Given instruction
Your copy of the material must match it exactly, except that pictures are dropped.

--- Supplied material ---

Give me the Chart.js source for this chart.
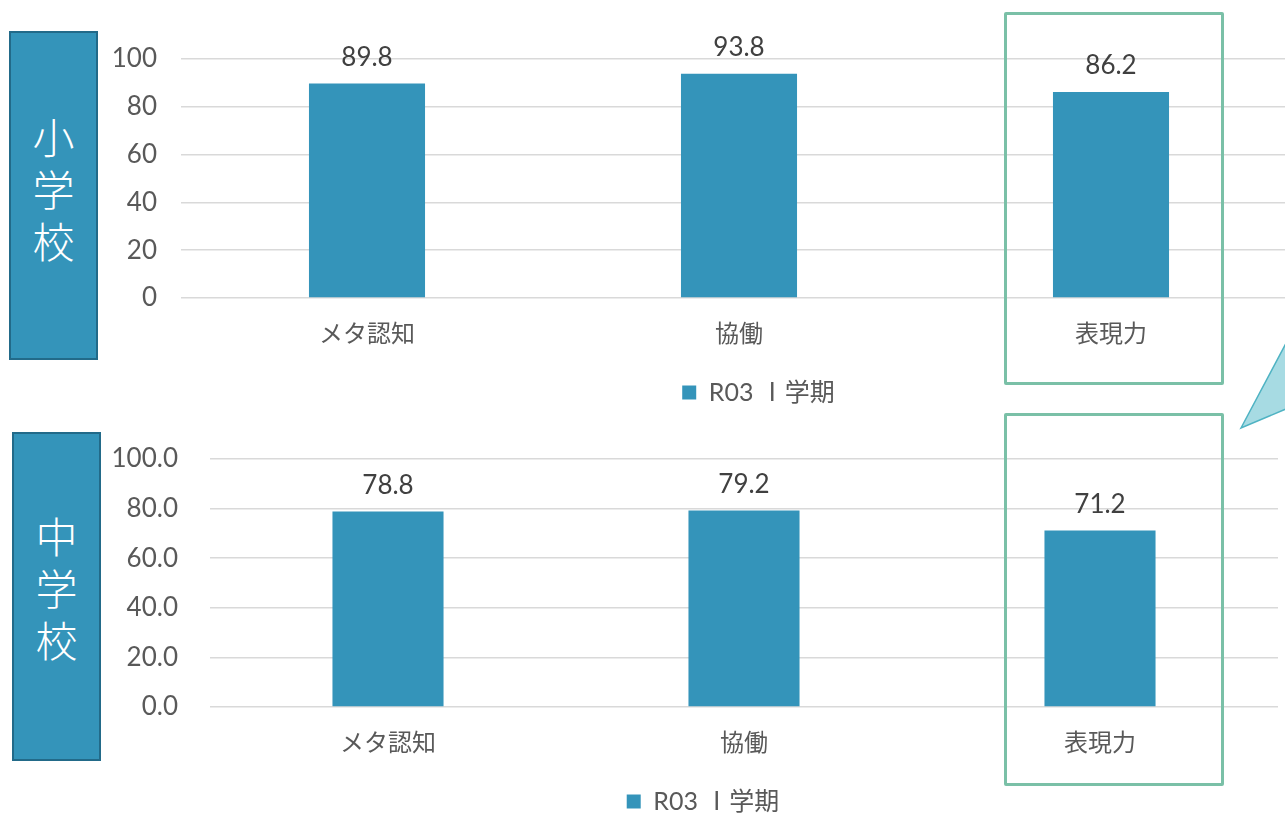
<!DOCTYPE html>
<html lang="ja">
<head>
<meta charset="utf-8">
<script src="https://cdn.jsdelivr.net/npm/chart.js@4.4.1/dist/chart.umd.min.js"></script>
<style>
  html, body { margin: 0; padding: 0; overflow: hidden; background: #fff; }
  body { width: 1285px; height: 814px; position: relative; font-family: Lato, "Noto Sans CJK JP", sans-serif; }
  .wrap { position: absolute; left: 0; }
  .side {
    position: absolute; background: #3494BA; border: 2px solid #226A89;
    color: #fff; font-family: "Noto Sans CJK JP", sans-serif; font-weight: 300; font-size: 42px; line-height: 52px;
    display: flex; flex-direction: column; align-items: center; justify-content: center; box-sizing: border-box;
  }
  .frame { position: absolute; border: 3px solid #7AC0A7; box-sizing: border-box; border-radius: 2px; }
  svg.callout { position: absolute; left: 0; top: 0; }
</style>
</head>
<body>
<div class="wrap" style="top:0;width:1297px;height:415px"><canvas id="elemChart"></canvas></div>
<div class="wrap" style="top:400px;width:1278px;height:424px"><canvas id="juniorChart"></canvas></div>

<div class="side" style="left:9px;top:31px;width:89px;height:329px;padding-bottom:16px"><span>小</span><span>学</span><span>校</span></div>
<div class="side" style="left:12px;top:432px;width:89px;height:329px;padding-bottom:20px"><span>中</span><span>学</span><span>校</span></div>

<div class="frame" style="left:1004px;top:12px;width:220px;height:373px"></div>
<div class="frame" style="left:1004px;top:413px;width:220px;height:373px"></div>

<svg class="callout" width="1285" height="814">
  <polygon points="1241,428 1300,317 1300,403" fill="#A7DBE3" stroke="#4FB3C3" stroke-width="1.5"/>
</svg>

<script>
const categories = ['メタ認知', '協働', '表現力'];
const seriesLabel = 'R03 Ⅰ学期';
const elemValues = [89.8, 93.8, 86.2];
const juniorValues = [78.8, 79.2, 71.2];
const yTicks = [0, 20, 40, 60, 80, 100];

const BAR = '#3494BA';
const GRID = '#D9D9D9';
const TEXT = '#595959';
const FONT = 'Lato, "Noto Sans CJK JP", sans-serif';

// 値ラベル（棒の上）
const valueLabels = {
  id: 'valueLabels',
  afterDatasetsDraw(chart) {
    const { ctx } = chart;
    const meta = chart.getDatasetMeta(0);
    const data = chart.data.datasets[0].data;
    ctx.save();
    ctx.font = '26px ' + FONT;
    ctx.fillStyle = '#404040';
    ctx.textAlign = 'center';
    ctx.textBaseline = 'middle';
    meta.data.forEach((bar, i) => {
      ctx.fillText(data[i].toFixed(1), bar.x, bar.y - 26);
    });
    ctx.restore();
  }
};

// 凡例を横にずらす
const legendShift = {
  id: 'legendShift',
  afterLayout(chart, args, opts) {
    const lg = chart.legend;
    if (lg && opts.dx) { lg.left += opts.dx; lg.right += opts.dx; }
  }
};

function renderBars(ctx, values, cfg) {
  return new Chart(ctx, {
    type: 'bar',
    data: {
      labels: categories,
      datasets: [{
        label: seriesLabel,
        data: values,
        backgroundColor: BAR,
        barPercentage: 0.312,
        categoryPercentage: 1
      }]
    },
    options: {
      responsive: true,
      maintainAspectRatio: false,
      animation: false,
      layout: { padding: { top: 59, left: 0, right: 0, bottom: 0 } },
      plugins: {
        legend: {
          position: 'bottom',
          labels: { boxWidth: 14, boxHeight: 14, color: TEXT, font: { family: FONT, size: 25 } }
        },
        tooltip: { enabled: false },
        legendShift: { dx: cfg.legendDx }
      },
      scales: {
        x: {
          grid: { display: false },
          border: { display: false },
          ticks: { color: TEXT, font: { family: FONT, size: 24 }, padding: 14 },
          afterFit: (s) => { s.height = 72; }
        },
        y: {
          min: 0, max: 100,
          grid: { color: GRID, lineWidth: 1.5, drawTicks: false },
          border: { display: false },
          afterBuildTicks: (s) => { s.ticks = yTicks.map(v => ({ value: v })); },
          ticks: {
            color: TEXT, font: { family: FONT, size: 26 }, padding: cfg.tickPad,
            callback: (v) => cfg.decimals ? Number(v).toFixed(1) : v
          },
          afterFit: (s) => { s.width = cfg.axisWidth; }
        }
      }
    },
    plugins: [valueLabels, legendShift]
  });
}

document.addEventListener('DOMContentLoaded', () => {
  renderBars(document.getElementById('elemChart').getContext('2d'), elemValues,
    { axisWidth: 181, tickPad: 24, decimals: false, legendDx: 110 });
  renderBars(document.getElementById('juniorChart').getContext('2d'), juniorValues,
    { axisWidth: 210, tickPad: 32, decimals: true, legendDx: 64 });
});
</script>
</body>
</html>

---

Result
Give me the Chart.js source for this chart.
<!DOCTYPE html>
<html lang="ja">
<head>
<meta charset="utf-8">
<script src="https://cdn.jsdelivr.net/npm/chart.js@4.4.1/dist/chart.umd.min.js"></script>
<style>
  html, body { margin: 0; padding: 0; overflow: hidden; background: #fff; }
  body { width: 1285px; height: 814px; position: relative; font-family: Lato, "Noto Sans CJK JP", sans-serif; }
  .wrap { position: absolute; left: 0; }
  .side {
    position: absolute; background: #3494BA; border: 2px solid #226A89;
    color: #fff; font-family: "Noto Sans CJK JP", sans-serif; font-weight: 300; font-size: 42px; line-height: 52px;
    display: flex; flex-direction: column; align-items: center; justify-content: center; box-sizing: border-box;
  }
  .frame { position: absolute; border: 3px solid #7AC0A7; box-sizing: border-box; border-radius: 2px; }
  svg.callout { position: absolute; left: 0; top: 0; }
</style>
</head>
<body>
<div class="wrap" style="top:0;width:1297px;height:415px"><canvas id="elemChart"></canvas></div>
<div class="wrap" style="top:400px;width:1278px;height:424px"><canvas id="juniorChart"></canvas></div>

<div class="side" style="left:9px;top:31px;width:89px;height:329px;padding-bottom:16px"><span>小</span><span>学</span><span>校</span></div>
<div class="side" style="left:12px;top:432px;width:89px;height:329px;padding-bottom:20px"><span>中</span><span>学</span><span>校</span></div>

<div class="frame" style="left:1004px;top:12px;width:220px;height:373px"></div>
<div class="frame" style="left:1004px;top:413px;width:220px;height:373px"></div>

<svg class="callout" width="1285" height="814">
  <polygon points="1241,428 1300,317 1300,403" fill="#A7DBE3" stroke="#4FB3C3" stroke-width="1.5"/>
</svg>

<script>
const categories = ['メタ認知', '協働', '表現力'];
const seriesLabel = 'R03 Ⅰ学期';
const elemValues = [89.8, 93.8, 86.2];
const juniorValues = [78.8, 79.2, 71.2];
const yTicks = [0, 20, 40, 60, 80, 100];

const BAR = '#3494BA';
const GRID = '#D9D9D9';
const TEXT = '#595959';
const FONT = 'Lato, "Noto Sans CJK JP", sans-serif';

// 値ラベル（棒の上）
const valueLabels = {
  id: 'valueLabels',
  afterDatasetsDraw(chart) {
    const { ctx } = chart;
    const meta = chart.getDatasetMeta(0);
    const data = chart.data.datasets[0].data;
    ctx.save();
    ctx.font = '26px ' + FONT;
    ctx.fillStyle = '#404040';
    ctx.textAlign = 'center';
    ctx.textBaseline = 'middle';
    meta.data.forEach((bar, i) => {
      ctx.fillText(data[i].toFixed(1), bar.x, bar.y - 26);
    });
    ctx.restore();
  }
};

// 凡例を横にずらす
const legendShift = {
  id: 'legendShift',
  afterLayout(chart, args, opts) {
    const lg = chart.legend;
    if (lg && opts.dx) { lg.left += opts.dx; lg.right += opts.dx; }
  }
};

function renderBars(ctx, values, cfg) {
  return new Chart(ctx, {
    type: 'bar',
    data: {
      labels: categories,
      datasets: [{
        label: seriesLabel,
        data: values,
        backgroundColor: BAR,
        barPercentage: 0.312,
        categoryPercentage: 1
      }]
    },
    options: {
      responsive: true,
      maintainAspectRatio: false,
      animation: false,
      layout: { padding: { top: 59, left: 0, right: 0, bottom: 0 } },
      plugins: {
        legend: {
          position: 'bottom',
          labels: { boxWidth: 14, boxHeight: 14, color: TEXT, font: { family: FONT, size: 25 } }
        },
        tooltip: { enabled: false },
        legendShift: { dx: cfg.legendDx }
      },
      scales: {
        x: {
          grid: { display: false },
          border: { display: false },
          ticks: { color: TEXT, font: { family: FONT, size: 24 }, padding: 14 },
          afterFit: (s) => { s.height = 72; }
        },
        y: {
          min: 0, max: 100,
          grid: { color: GRID, lineWidth: 1.5, drawTicks: false },
          border: { display: false },
          afterBuildTicks: (s) => { s.ticks = yTicks.map(v => ({ value: v })); },
          ticks: {
            color: TEXT, font: { family: FONT, size: 26 }, padding: cfg.tickPad,
            callback: (v) => cfg.decimals ? Number(v).toFixed(1) : v
          },
          afterFit: (s) => { s.width = cfg.axisWidth; }
        }
      }
    },
    plugins: [valueLabels, legendShift]
  });
}

document.addEventListener('DOMContentLoaded', () => {
  renderBars(document.getElementById('elemChart').getContext('2d'), elemValues,
    { axisWidth: 181, tickPad: 24, decimals: false, legendDx: 110 });
  renderBars(document.getElementById('juniorChart').getContext('2d'), juniorValues,
    { axisWidth: 210, tickPad: 32, decimals: true, legendDx: 64 });
});
</script>
</body>
</html>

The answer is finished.